**Problem to solve**
The listing below should be printed exactly, every line of it. Skip the pictures.

□ □ □ □ □ □ □

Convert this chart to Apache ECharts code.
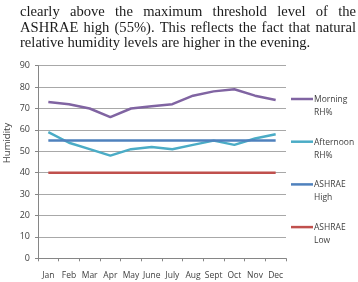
<!DOCTYPE html>
<html><head><meta charset="utf-8">
<script src="https://cdn.jsdelivr.net/npm/echarts@6/dist/echarts.min.js"></script>
<style>html,body{margin:0;padding:0;background:#fff}#c{width:358px;height:282px}</style>
</head><body><div id="c"></div>
<script>
const months = ['Jan','Feb','Mar','Apr','May','June','July','Aug','Sept','Oct','Nov','Dec'];
const morningRH = [73,72,70,66,70,71,72,76,78,79,76,74];
const afternoonRH = [59,54,51,48,51,52,51,53,55,53,56,58];
const ashraeHigh = [55,55,55,55,55,55,55,55,55,55,55,55];
const ashraeLow = [40,40,40,40,40,40,40,40,40,40,40,40];
const seriesNames = ['Morning\nRH%','Afternoon\nRH%','ASHRAE\nHigh','ASHRAE\nLow'];
const seriesColors = ['#8064A2','#4BACC6','#4F81BD','#C0504D'];
const paragraphLines = [
  'clearly above the maximum threshold level of the',
  'ASHRAE high (55%). This reflects the fact that natural',
  'relative humidity levels are higher in the evening.'
];

const chart = echarts.init(document.getElementById('c'), null, {renderer:'canvas'});
const serif = '"Liberation Serif","Times New Roman",serif';
const sans = '"Open Sans","Noto Sans",sans-serif';

// justified paragraph text
const ctx = document.createElement('canvas').getContext('2d');
const pFont = 14.6;
ctx.font = pFont + 'px ' + serif;
const graphics = [];
const pLeft = 20, pRight = 356;
paragraphLines.forEach((line, li) => {
  const y = 12.5 + li * 15.4;
  const words = line.split(' ');
  const justify = li < paragraphLines.length - 1;
  let x = pLeft;
  let gap = ctx.measureText(' ').width;
  if (justify) {
    const total = words.reduce((s, w) => s + ctx.measureText(w).width, 0);
    gap = (pRight - pLeft - total) / (words.length - 1);
  }
  words.forEach(w => {
    graphics.push({type:'text', x:x, y:y, style:{text:w, font: pFont + 'px ' + serif, fill:'#1a1a1a', textVerticalAlign:'middle'}});
    x += ctx.measureText(w).width + gap;
  });
});

// y axis title
graphics.push({type:'text', x:7, y:143, rotation:Math.PI/2,
  style:{text:'Humidity', font:'9.5px ' + sans, fill:'#404040', textAlign:'center', textVerticalAlign:'middle'}});

// legend
seriesNames.forEach((n, i) => {
  const y = 99 + i * 42.7;
  graphics.push({type:'line', shape:{x1:291, y1:y, x2:313, y2:y}, style:{stroke:seriesColors[i], lineWidth:2.5}});
  graphics.push({type:'text', x:314, y:y - 6, style:{text:n, font:'8.5px ' + sans, fill:'#404040', lineHeight:13}});
});

const dataSets = [morningRH, afternoonRH, ashraeHigh, ashraeLow];
chart.setOption({
  animation:false,
  grid:{left:38, right:72, top:65.7, bottom:23.7, containLabel:false},
  xAxis:{type:'category', data:months, boundaryGap:true,
    axisLine:{lineStyle:{color:'#868686', width:1}},
    axisTick:{show:true, alignWithLabel:false, length:3, lineStyle:{color:'#868686'}},
    axisLabel:{color:'#404040', fontSize:8.5, fontFamily:sans, margin:13, interval:0}},
  yAxis:{type:'value', min:0, max:90, interval:10,
    axisLine:{show:true, lineStyle:{color:'#868686'}},
    axisTick:{show:true, length:3, lineStyle:{color:'#868686'}},
    splitLine:{lineStyle:{color:'#a8a8a8', width:1}},
    axisLabel:{color:'#404040', fontSize:9, fontFamily:sans, margin:8}},
  series: dataSets.map((d, i) => ({
    name: seriesNames[i], type:'line', data:d, symbol:'none', smooth:false,
    lineStyle:{color:seriesColors[i], width:2.5}, itemStyle:{color:seriesColors[i]}
  })),
  graphic: graphics
});
</script></body></html>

□ □ □ □ □ □ □

**Full output**
Convert this chart to Apache ECharts code.
<!DOCTYPE html>
<html><head><meta charset="utf-8">
<script src="https://cdn.jsdelivr.net/npm/echarts@6/dist/echarts.min.js"></script>
<style>html,body{margin:0;padding:0;background:#fff}#c{width:358px;height:282px}</style>
</head><body><div id="c"></div>
<script>
const months = ['Jan','Feb','Mar','Apr','May','June','July','Aug','Sept','Oct','Nov','Dec'];
const morningRH = [73,72,70,66,70,71,72,76,78,79,76,74];
const afternoonRH = [59,54,51,48,51,52,51,53,55,53,56,58];
const ashraeHigh = [55,55,55,55,55,55,55,55,55,55,55,55];
const ashraeLow = [40,40,40,40,40,40,40,40,40,40,40,40];
const seriesNames = ['Morning\nRH%','Afternoon\nRH%','ASHRAE\nHigh','ASHRAE\nLow'];
const seriesColors = ['#8064A2','#4BACC6','#4F81BD','#C0504D'];
const paragraphLines = [
  'clearly above the maximum threshold level of the',
  'ASHRAE high (55%). This reflects the fact that natural',
  'relative humidity levels are higher in the evening.'
];

const chart = echarts.init(document.getElementById('c'), null, {renderer:'canvas'});
const serif = '"Liberation Serif","Times New Roman",serif';
const sans = '"Open Sans","Noto Sans",sans-serif';

// justified paragraph text
const ctx = document.createElement('canvas').getContext('2d');
const pFont = 14.6;
ctx.font = pFont + 'px ' + serif;
const graphics = [];
const pLeft = 20, pRight = 356;
paragraphLines.forEach((line, li) => {
  const y = 12.5 + li * 15.4;
  const words = line.split(' ');
  const justify = li < paragraphLines.length - 1;
  let x = pLeft;
  let gap = ctx.measureText(' ').width;
  if (justify) {
    const total = words.reduce((s, w) => s + ctx.measureText(w).width, 0);
    gap = (pRight - pLeft - total) / (words.length - 1);
  }
  words.forEach(w => {
    graphics.push({type:'text', x:x, y:y, style:{text:w, font: pFont + 'px ' + serif, fill:'#1a1a1a', textVerticalAlign:'middle'}});
    x += ctx.measureText(w).width + gap;
  });
});

// y axis title
graphics.push({type:'text', x:7, y:143, rotation:Math.PI/2,
  style:{text:'Humidity', font:'9.5px ' + sans, fill:'#404040', textAlign:'center', textVerticalAlign:'middle'}});

// legend
seriesNames.forEach((n, i) => {
  const y = 99 + i * 42.7;
  graphics.push({type:'line', shape:{x1:291, y1:y, x2:313, y2:y}, style:{stroke:seriesColors[i], lineWidth:2.5}});
  graphics.push({type:'text', x:314, y:y - 6, style:{text:n, font:'8.5px ' + sans, fill:'#404040', lineHeight:13}});
});

const dataSets = [morningRH, afternoonRH, ashraeHigh, ashraeLow];
chart.setOption({
  animation:false,
  grid:{left:38, right:72, top:65.7, bottom:23.7, containLabel:false},
  xAxis:{type:'category', data:months, boundaryGap:true,
    axisLine:{lineStyle:{color:'#868686', width:1}},
    axisTick:{show:true, alignWithLabel:false, length:3, lineStyle:{color:'#868686'}},
    axisLabel:{color:'#404040', fontSize:8.5, fontFamily:sans, margin:13, interval:0}},
  yAxis:{type:'value', min:0, max:90, interval:10,
    axisLine:{show:true, lineStyle:{color:'#868686'}},
    axisTick:{show:true, length:3, lineStyle:{color:'#868686'}},
    splitLine:{lineStyle:{color:'#a8a8a8', width:1}},
    axisLabel:{color:'#404040', fontSize:9, fontFamily:sans, margin:8}},
  series: dataSets.map((d, i) => ({
    name: seriesNames[i], type:'line', data:d, symbol:'none', smooth:false,
    lineStyle:{color:seriesColors[i], width:2.5}, itemStyle:{color:seriesColors[i]}
  })),
  graphic: graphics
});
</script></body></html>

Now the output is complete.